As you know from your experiments in science class, white light is made from a combination of other colours all added together. Shining this light through a prism makes it bend. The amount of bending – in scientific terms, refraction – depends on the wavelength of the light. Red light has the longest wavelength and bends the most, while blue light has the shortest and bends the least. Sunlight is made of a continuous spectrum of different wavelengths, so you see the whole range of colours blending into each other.

Rainbow

In nature it’s water droplets, not prisms, that refract sunlight into rainbows. Mist, clouds, rain and sea-spray all produce droplets capable of making rainbow fringes. But what makes these individual prisms combine to make an arc?

All rainbows are actually circular, but the centre of the circle is usually below the ground, so you only see an arc. From an aeroplane, though, it’s possible to see the complete 360 degrees. The rainbow will appear to keep pace with you no matter how fast the plane flies (as long as there’s still rain in the air) because it isn’t a physical object – it’s a pattern.

Rainbow

What you see as a rainbow is light bouncing off different droplets as you move.
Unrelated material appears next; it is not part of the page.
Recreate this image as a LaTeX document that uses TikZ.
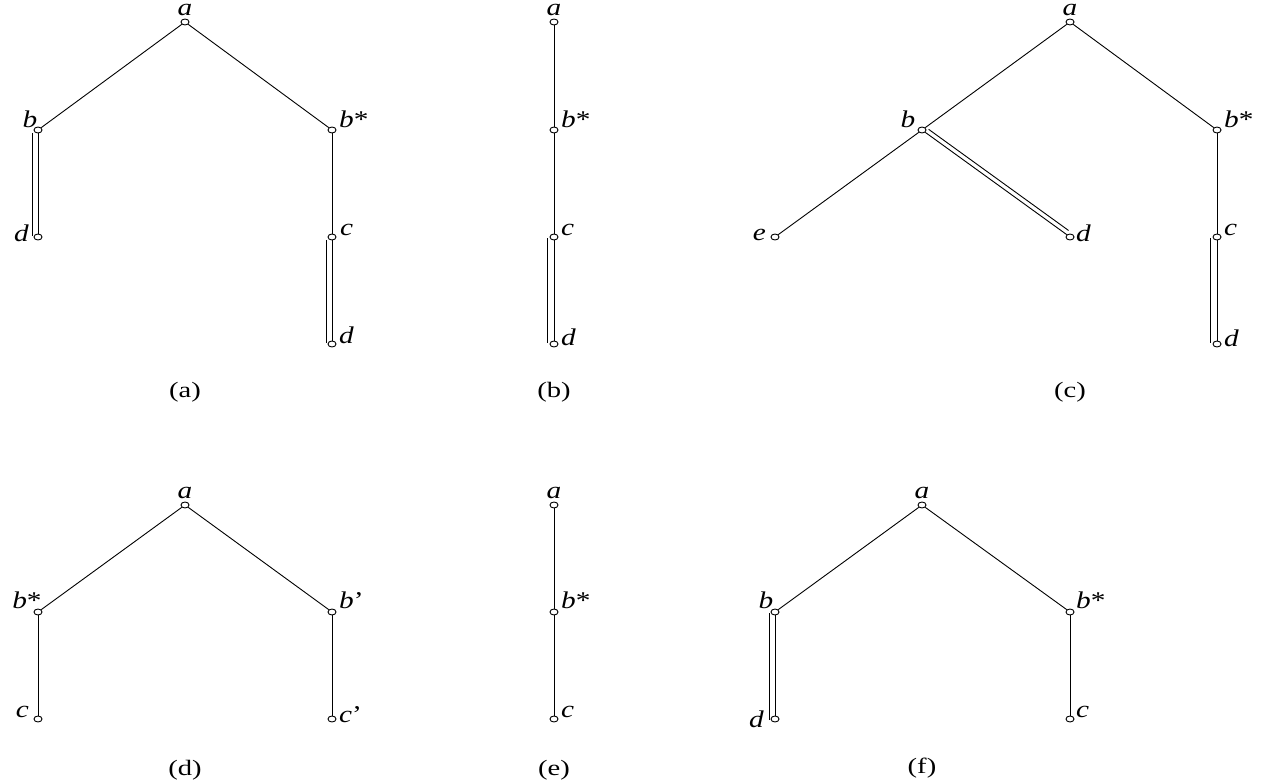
\documentclass[tikz,border=0pt]{standalone}
\usepackage{fontspec}
\usepackage{graphicx}
\setmainfont{Liberation Serif}
\usetikzlibrary{shapes.geometric,calc}
\newcommand{\lbl}[1]{\scalebox{1.22}[1]{\itshape #1}}
\newcommand{\capt}[1]{\scalebox{1.3}[1]{#1}}
\newcommand{\str}{\textup{*}}
\tikzset{
  dot/.style={ellipse,draw,fill=white,line width=0.9pt,minimum width=8pt,minimum height=6pt,inner sep=0pt},
  lab/.style={font=\fontsize{24}{26}\selectfont,inner sep=0pt},
  captext/.style={font=\fontsize{22}{24}\selectfont,inner sep=0pt,anchor=base},
  conn/.style={line width=0.9pt},
}
\begin{document}
\begin{tikzpicture}[x=1pt,y=-1pt]
\useasboundingbox (0,0) rectangle (1266,781);
% ---------- (a)
\node[dot] (aA) at (185,22) {};
\node[dot] (aB) at (38,130) {};
\node[dot] (aBs) at (332,130) {};
\node[dot] (aD1) at (38,237) {};
\node[dot] (aC) at (332,237) {};
\node[dot] (aD2) at (332,344) {};
\draw[conn] (aA) -- (aB);
\draw[conn] (aA) -- (aBs);
\draw[conn] (aB) -- (aD1);
\draw[conn] ([xshift=-6pt]aB.south) -- ([xshift=-6pt,yshift=-2pt]aD1.north);
\draw[conn] (aBs) -- (aC);
\draw[conn] (aC) -- (aD2);
\draw[conn] ([xshift=-6pt]aC.south) -- ([xshift=-6pt,yshift=-2pt]aD2.north);
\node[lab,anchor=base] (laA) at (185,16) {\lbl{a}};
\node[lab,anchor=base] (laB) at (30,128) {\lbl{b}};
\node[lab,anchor=base west] (laBs) at (339,128) {\lbl{b\str}};
\node[lab,anchor=base east] (laD1) at (29,241) {\lbl{d}};
\node[lab,anchor=base west] (laC) at (340,235) {\lbl{c}};
\node[lab,anchor=base west] (laD2) at (339,343) {\lbl{d}};
\node[captext] (capa) at (185,397) {\capt{(a)}};
% ---------- (b)
\node[dot] (bA) at (554,22) {};
\node[dot] (bBs) at (554,130) {};
\node[dot] (bC) at (554,237) {};
\node[dot] (bD) at (554,344) {};
\draw[conn] (bA) -- (bBs);
\draw[conn] (bBs) -- (bC);
\draw[conn] (bC) -- (bD);
\draw[conn] ([xshift=-7pt,yshift=2pt]bC.south) -- ([xshift=-7pt,yshift=-2pt]bD.north);
\node[lab,anchor=base] (lbA) at (554,16) {\lbl{a}};
\node[lab,anchor=base west] (lbBs) at (561,128) {\lbl{b\str}};
\node[lab,anchor=base west] (lbC) at (561,235) {\lbl{c}};
\node[lab,anchor=base west] (lbD) at (561,345) {\lbl{d}};
\node[captext] (capb) at (554,397) {\capt{(b)}};
% ---------- (c)
\node[dot] (cA) at (1070,22) {};
\node[dot] (cB) at (922,130) {};
\node[dot] (cBs) at (1217,130) {};
\node[dot] (cE) at (775,237) {};
\node[dot] (cD1) at (1070,237) {};
\node[dot] (cC) at (1217,237) {};
\node[dot] (cD2) at (1217,344) {};
\draw[conn] (cA) -- (cB);
\draw[conn] (cA) -- (cBs);
\draw[conn] (cB) -- (cE);
\draw[conn] (cB) -- (cD1);
\draw[conn] ($(cB)!5pt!(cD1)+(2.6pt,3.6pt)$) -- ($(cD1)!5pt!(cB)+(2.6pt,3.6pt)$);
\draw[conn] (cBs) -- (cC);
\draw[conn] (cC) -- (cD2);
\draw[conn] ([xshift=-7pt,yshift=2pt]cC.south) -- ([xshift=-7pt,yshift=-2pt]cD2.north);
\node[lab,anchor=base] (lcA) at (1070,16) {\lbl{a}};
\node[lab,anchor=base] (lcB) at (908,128) {\lbl{b}};
\node[lab,anchor=base west] (lcBs) at (1224,128) {\lbl{b\str}};
\node[lab,anchor=base east] (lcE) at (766,240) {\lbl{e}};
\node[lab,anchor=base west] (lcD1) at (1076,241) {\lbl{d}};
\node[lab,anchor=base west] (lcC) at (1224,235) {\lbl{c}};
\node[lab,anchor=base west] (lcD2) at (1224,346) {\lbl{d}};
\node[captext] (capc) at (1070,397) {\capt{(c)}};
% ---------- (d)
\node[dot] (dA) at (185,505) {};
\node[dot] (dBs) at (38,612) {};
\node[dot] (dBp) at (332,612) {};
\node[dot] (dC) at (38,719) {};
\node[dot] (dCp) at (332,719) {};
\draw[conn] (dA) -- (dBs);
\draw[conn] (dA) -- (dBp);
\draw[conn] (dBs) -- (dC);
\draw[conn] (dBp) -- (dCp);
\node[lab,anchor=base] (ldA) at (185,498) {\lbl{a}};
\node[lab,anchor=base] (ldBs) at (27,608) {\lbl{b\str}};
\node[lab,anchor=base west] (ldBp) at (339,608) {\lbl{b\textup{’}}};
\node[lab,anchor=base east] (ldC) at (29,717) {\lbl{c}};
\node[lab,anchor=base west] (ldCp) at (339,722) {\lbl{c\textup{’}}};
\node[captext] (capd) at (185,775) {\capt{(d)}};
% ---------- (e)
\node[dot] (eA) at (554,505) {};
\node[dot] (eBs) at (554,612) {};
\node[dot] (eC) at (554,719) {};
\draw[conn] (eA) -- (eBs);
\draw[conn] (eBs) -- (eC);
\node[lab,anchor=base] (leA) at (554,498) {\lbl{a}};
\node[lab,anchor=base west] (leBs) at (561,608) {\lbl{b\str}};
\node[lab,anchor=base west] (leC) at (561,717) {\lbl{c}};
\node[captext] (cape) at (554,775) {\capt{(e)}};
% ---------- (f)
\node[dot] (fA) at (922,505) {};
\node[dot] (fB) at (775,612) {};
\node[dot] (fBs) at (1070,612) {};
\node[dot] (fD) at (775,719) {};
\node[dot] (fC) at (1070,719) {};
\draw[conn] (fA) -- (fB);
\draw[conn] (fA) -- (fBs);
\draw[conn] (fB) -- (fD);
\draw[conn] ([xshift=-6pt,yshift=2pt]fB.south) -- ([xshift=-6pt,yshift=-4pt]fD.north);
\draw[conn] (fBs) -- (fC);
\node[lab,anchor=base] (lfA) at (922,498) {\lbl{a}};
\node[lab,anchor=base] (lfB) at (766,608) {\lbl{b}};
\node[lab,anchor=base west] (lfBs) at (1076,608) {\lbl{b\str}};
\node[lab,anchor=base east] (lfD) at (764,727) {\lbl{d}};
\node[lab,anchor=base west] (lfC) at (1076,717) {\lbl{c}};
\node[captext] (capf) at (922,773) {\capt{(f)}};
\end{tikzpicture}
\end{document}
Your rainbow is made up of those light beams that have refracted by just the right amount to turn round and hit you in the eye. The equations of optics tell us that this only happens when you have your back to a light source, since the rays need to be bent by exactly 318 degrees from the angle they came in at.

But that 318 degrees only defines the angle between your eye and the incoming sunlight. It can be pointing straight up, horizontally, or any angle in between. In fact the loci of the raindrops that will form your rainbow is the rim of a right circular cone. At the apex of the cone is your eye. The axis of the cone is a line taken down from the sun, through your eyeline, and ending in the ground – in other words the middle of the shadow of your head. The rainbow you see is personal to you, coming from only those raindrops that are arranged at precisely the right distance from your head and no one else will see exactly the same one. It might not be a sign from another world, but it’s still pretty special.